Author: Xubing Hao (2025)
Primary advisor: Licong Cui, PhD
Committee members: Kirk Roberts, PhD and Cui Tao, PhD
PhD thesis: McWilliams School of Biomedical Informatics at UTHealth Houston.
ABSTRACT
Biomedical ontologies or terminologies not only serve as a part of the metadata standards for describing data in the FAIR Data Principles (Findable, Accessible, Interoperable, Reusable), but also play a vital role in downstream applications such as cohort identification from electronic health records (EHR). However, there are two critical barriers that may lead to ambiguity, complexity, and inaccuracies in such ontology-based downstream applications. The first barrier is the quality of the ontology. Despite efforts by ontology curators to ensure ontology accuracy and comprehensiveness, errors and inconsistencies are unavoidable. The second barrier is the semantic heterogeneity since human experts may use different natural language terms to define the same ontological entities.
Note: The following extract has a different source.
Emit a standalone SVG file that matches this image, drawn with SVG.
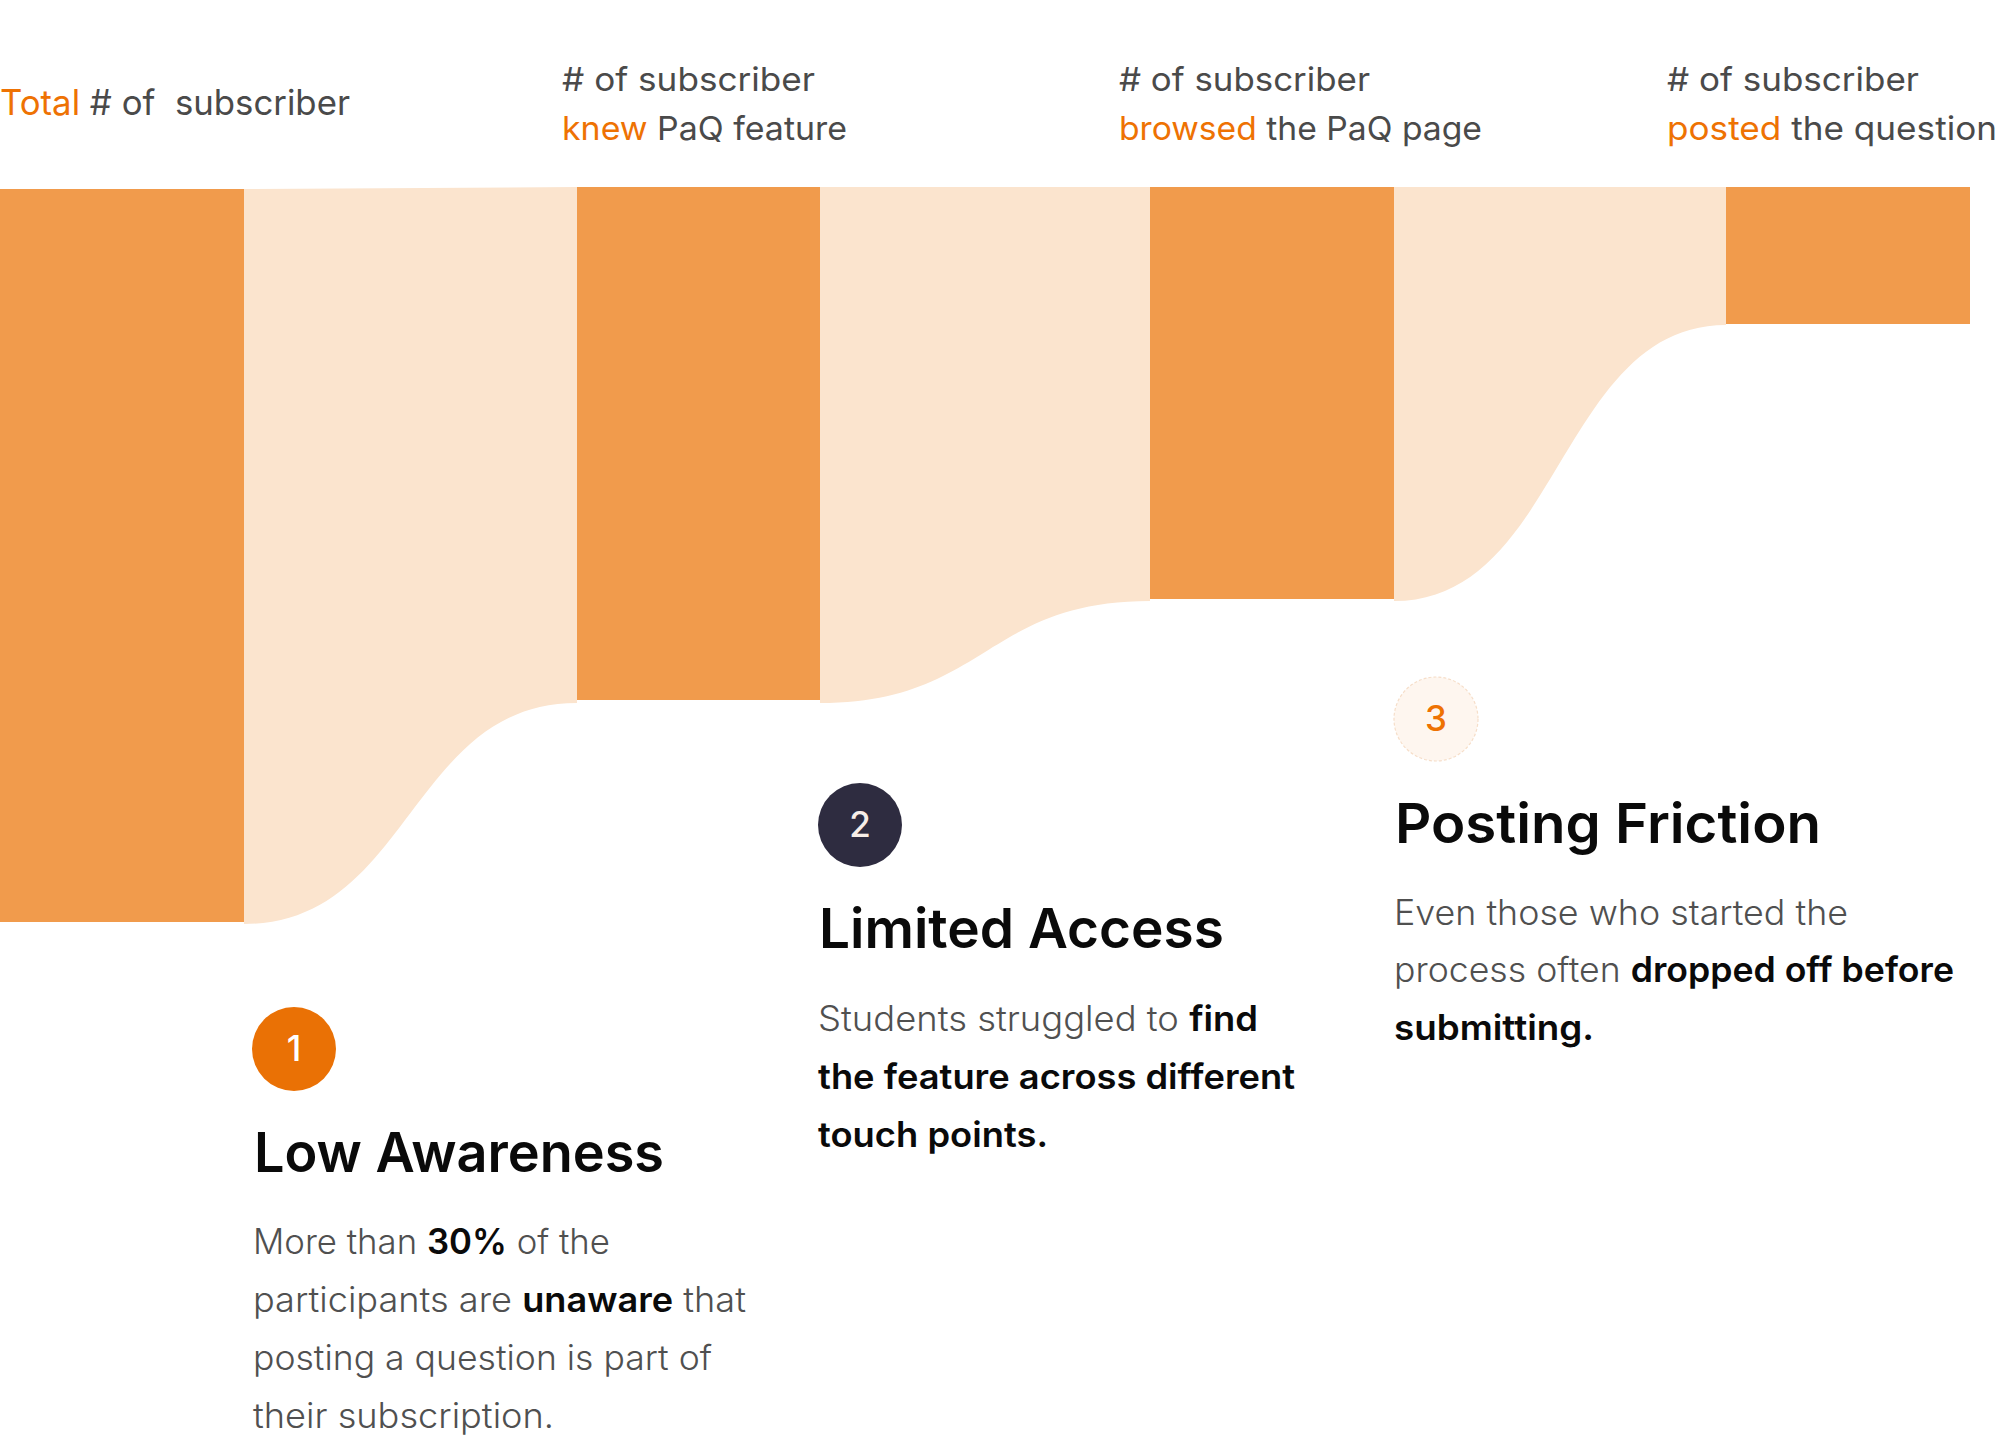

It is critical to develop effective methods for the continued enhancement of the qualities of biomedical terminologies and to develop effective methods to establish meaningful connections between heterogeneous biomedical concepts. This dissertation introduces a substring replacement approach for identifying missing IS-A relations in biomedical terminologies, an order-preserving intersection method leveraging non-lattice subgraphs to detect missing concepts, and a Graph Convolutional Network (GCN) and Pre-trained Language Model (PLM)-based approach to identify synonymous concept pairs across different biomedical terminologies. Additionally, this work leverages large-scale EHR data to assess the impact of terminology quality on cohort identification applications.
The research presented in this dissertation addresses critical challenges in biomedical ontology quality and interoperability. By doing so, this research enhances downstream biomedical ontology-driven applications, facilitates the clear exchange of health information, and ultimately supports more accurate and reliable clinical and research outcomes.